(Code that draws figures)
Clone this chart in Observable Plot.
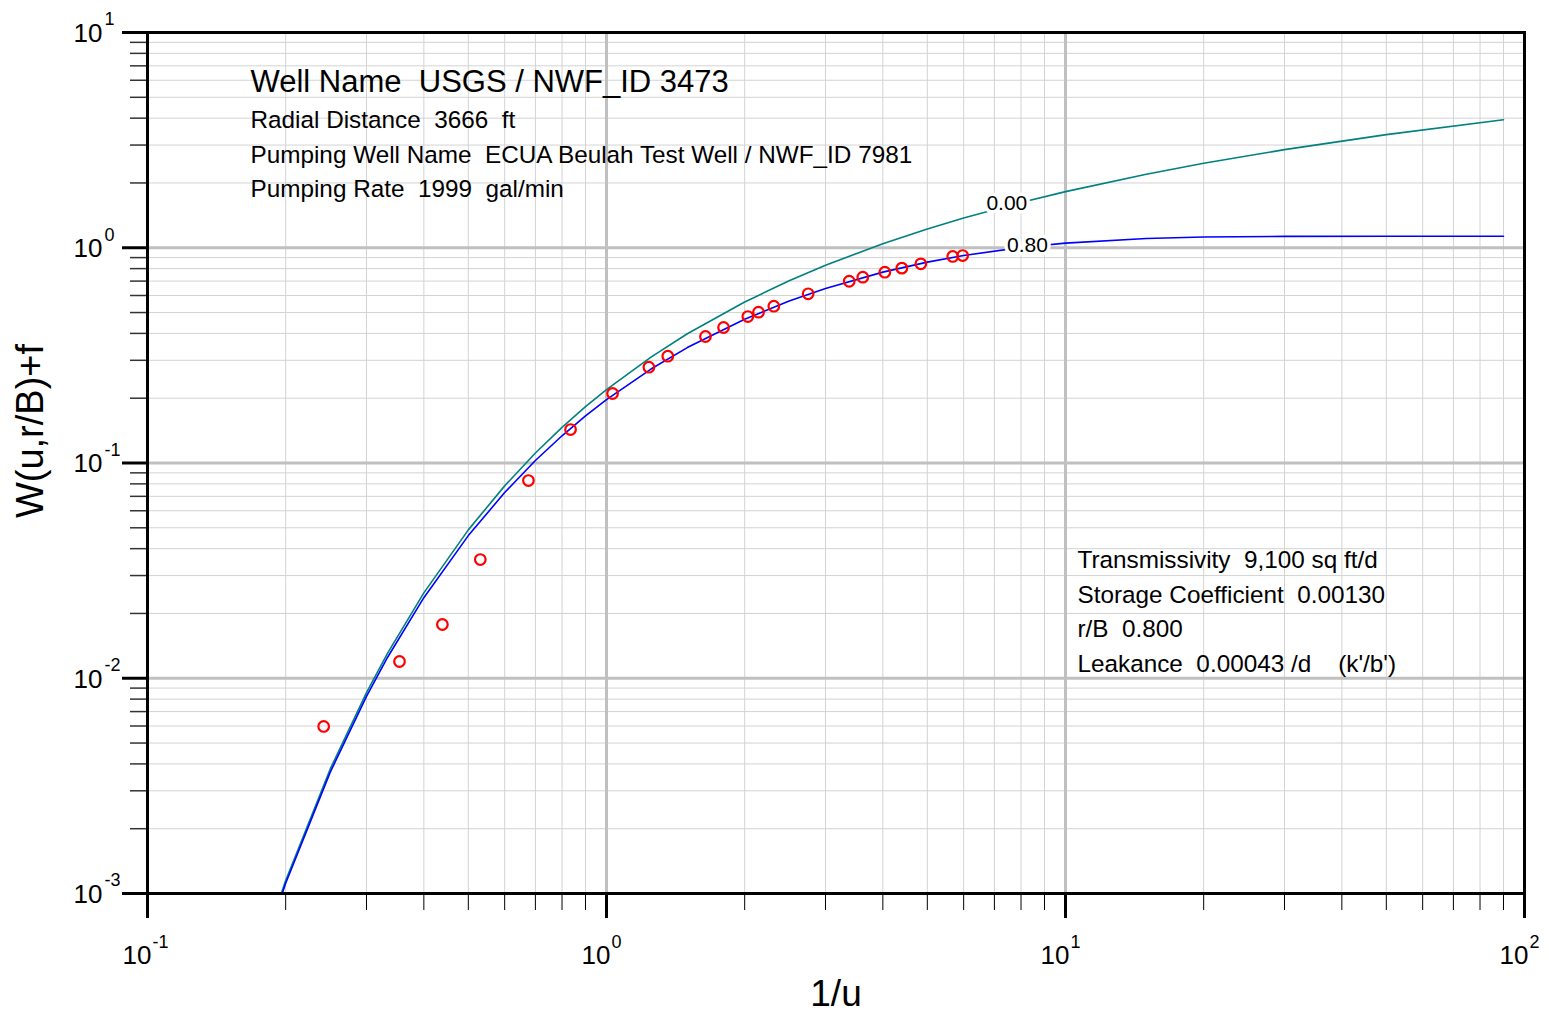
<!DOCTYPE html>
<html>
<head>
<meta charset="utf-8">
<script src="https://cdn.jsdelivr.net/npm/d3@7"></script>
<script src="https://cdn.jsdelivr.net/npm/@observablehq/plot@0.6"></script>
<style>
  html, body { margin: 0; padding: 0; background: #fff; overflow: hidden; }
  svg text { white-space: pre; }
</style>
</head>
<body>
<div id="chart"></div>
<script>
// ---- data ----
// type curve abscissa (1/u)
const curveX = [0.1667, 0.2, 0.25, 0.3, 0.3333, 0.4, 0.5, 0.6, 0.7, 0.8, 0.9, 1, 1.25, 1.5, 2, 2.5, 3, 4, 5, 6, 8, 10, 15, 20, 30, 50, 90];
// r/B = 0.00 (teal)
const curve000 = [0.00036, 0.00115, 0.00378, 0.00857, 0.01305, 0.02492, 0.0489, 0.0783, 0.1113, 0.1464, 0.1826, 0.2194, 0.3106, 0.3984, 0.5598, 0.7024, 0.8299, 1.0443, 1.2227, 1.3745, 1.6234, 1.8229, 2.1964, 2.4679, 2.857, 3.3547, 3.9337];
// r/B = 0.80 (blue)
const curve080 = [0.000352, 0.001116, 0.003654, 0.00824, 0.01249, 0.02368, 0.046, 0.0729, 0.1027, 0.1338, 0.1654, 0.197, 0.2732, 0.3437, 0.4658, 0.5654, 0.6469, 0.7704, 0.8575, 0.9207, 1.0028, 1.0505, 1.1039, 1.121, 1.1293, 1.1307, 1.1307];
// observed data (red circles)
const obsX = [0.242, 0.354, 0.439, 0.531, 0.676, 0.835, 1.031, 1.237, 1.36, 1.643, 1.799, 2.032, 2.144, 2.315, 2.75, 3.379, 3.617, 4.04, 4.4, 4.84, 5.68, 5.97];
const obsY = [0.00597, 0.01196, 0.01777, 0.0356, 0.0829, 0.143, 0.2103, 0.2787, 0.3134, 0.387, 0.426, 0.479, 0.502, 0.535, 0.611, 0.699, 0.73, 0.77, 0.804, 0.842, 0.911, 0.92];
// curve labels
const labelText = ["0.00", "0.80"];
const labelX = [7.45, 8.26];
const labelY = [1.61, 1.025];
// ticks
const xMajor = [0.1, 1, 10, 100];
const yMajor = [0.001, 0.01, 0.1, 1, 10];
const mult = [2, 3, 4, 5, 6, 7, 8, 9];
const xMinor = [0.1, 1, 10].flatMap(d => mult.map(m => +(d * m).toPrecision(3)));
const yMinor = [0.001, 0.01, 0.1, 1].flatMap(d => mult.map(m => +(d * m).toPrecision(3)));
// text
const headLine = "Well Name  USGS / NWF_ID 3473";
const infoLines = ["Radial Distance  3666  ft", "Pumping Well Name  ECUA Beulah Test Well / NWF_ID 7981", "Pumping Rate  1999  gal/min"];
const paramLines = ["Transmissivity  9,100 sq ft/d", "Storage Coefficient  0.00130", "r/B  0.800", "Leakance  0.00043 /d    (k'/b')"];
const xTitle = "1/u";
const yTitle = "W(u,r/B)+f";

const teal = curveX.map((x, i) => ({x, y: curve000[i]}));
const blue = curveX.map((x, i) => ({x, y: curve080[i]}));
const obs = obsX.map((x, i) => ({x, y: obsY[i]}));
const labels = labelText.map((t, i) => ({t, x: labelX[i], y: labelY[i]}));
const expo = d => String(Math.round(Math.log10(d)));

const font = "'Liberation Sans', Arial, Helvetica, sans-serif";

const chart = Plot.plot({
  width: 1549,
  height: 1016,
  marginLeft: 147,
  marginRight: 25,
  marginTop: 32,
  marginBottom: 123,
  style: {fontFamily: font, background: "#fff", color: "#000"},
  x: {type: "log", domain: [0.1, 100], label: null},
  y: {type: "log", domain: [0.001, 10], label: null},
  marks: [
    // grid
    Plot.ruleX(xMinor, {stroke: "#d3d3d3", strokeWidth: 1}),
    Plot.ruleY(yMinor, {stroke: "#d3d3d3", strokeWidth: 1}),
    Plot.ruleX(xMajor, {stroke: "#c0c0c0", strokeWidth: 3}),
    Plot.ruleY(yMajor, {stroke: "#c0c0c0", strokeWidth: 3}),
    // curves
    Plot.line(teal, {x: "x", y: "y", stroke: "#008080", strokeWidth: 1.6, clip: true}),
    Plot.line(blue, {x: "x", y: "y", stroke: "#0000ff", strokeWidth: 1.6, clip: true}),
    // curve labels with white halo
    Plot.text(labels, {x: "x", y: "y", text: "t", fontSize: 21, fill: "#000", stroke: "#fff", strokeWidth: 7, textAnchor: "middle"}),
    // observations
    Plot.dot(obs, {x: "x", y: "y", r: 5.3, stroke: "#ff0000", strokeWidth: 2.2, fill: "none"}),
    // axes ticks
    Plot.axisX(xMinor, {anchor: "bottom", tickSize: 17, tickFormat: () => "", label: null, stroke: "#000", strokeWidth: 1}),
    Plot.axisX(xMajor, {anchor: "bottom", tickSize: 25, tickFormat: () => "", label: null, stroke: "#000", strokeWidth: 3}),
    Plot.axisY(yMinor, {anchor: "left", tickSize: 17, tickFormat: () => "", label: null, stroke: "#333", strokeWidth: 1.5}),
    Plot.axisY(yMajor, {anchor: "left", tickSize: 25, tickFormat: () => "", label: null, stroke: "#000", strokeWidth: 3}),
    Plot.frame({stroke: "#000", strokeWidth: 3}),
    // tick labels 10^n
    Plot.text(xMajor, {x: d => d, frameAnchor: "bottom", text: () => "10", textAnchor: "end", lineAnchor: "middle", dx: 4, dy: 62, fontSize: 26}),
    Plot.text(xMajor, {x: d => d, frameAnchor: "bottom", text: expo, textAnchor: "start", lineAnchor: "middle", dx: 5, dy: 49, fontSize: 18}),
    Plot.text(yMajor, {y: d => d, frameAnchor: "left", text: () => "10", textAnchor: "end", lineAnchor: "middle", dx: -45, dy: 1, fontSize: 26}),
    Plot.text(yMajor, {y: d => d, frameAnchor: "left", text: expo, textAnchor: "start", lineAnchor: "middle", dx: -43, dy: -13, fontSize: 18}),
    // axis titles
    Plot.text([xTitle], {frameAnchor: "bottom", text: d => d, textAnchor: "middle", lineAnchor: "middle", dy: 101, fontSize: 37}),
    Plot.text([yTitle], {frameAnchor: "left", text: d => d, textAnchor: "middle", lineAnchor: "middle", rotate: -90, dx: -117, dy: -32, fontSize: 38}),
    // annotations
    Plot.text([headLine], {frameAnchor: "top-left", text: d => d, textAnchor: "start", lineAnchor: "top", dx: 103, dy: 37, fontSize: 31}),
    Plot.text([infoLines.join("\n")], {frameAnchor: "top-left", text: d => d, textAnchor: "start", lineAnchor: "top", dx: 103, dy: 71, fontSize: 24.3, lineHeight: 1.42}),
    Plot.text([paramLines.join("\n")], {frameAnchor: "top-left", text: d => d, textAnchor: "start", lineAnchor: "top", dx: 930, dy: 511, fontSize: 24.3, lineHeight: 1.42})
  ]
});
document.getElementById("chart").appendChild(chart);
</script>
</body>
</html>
==
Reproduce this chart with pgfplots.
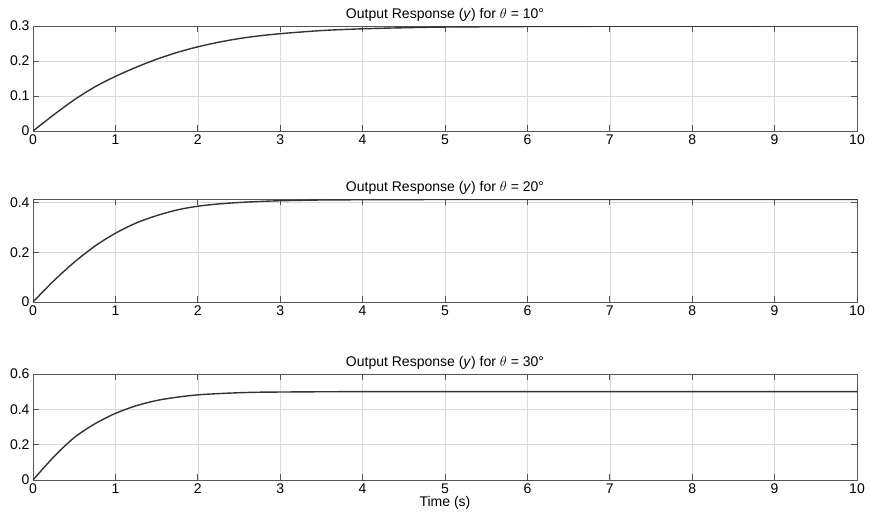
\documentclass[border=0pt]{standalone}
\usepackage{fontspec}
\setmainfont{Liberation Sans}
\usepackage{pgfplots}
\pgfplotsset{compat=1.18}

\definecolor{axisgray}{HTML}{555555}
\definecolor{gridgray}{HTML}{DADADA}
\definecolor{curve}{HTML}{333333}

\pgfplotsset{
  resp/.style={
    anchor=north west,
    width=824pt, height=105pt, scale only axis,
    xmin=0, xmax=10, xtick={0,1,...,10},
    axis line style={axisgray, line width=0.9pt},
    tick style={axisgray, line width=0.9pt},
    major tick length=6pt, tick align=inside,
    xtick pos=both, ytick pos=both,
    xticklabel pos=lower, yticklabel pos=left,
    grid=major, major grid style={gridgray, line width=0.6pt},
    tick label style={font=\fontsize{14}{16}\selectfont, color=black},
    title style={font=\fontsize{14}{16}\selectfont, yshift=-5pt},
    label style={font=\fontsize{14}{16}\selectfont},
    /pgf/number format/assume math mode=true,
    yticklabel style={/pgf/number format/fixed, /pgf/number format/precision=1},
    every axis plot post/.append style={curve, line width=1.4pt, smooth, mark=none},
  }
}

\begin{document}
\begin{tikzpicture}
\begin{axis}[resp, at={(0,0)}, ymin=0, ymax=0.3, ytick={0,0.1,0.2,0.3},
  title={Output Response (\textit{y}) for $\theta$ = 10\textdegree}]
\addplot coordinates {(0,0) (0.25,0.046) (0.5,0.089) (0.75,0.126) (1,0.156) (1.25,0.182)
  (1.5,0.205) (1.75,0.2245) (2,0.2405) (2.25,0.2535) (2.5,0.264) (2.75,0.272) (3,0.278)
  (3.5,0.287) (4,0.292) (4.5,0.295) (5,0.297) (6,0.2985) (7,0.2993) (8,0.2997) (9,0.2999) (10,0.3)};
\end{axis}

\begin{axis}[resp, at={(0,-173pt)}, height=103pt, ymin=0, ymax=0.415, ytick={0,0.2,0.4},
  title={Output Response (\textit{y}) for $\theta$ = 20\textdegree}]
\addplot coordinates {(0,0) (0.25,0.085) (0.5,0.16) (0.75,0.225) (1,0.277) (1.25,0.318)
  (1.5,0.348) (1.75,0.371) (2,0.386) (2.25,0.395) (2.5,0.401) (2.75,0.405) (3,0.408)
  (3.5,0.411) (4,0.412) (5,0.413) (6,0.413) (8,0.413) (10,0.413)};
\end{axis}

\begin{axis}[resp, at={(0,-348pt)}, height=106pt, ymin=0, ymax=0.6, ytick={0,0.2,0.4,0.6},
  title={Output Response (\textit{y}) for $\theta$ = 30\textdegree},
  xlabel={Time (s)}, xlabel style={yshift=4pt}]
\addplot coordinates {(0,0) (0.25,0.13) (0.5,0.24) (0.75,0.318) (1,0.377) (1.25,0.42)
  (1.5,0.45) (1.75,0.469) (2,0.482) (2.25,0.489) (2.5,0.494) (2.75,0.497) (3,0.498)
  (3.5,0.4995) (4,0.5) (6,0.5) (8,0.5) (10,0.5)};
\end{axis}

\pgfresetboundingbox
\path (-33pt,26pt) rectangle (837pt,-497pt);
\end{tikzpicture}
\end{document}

*TASK REQUIREMENTS:*
Report all lines of the data above that include the string "chart".

*THE ANSWER:*
Clone this chart in Observable Plot.
<div id="chart"></div>
const chart = Plot.plot({
document.getElementById("chart").appendChild(chart);
Reproduce this chart with pgfplots.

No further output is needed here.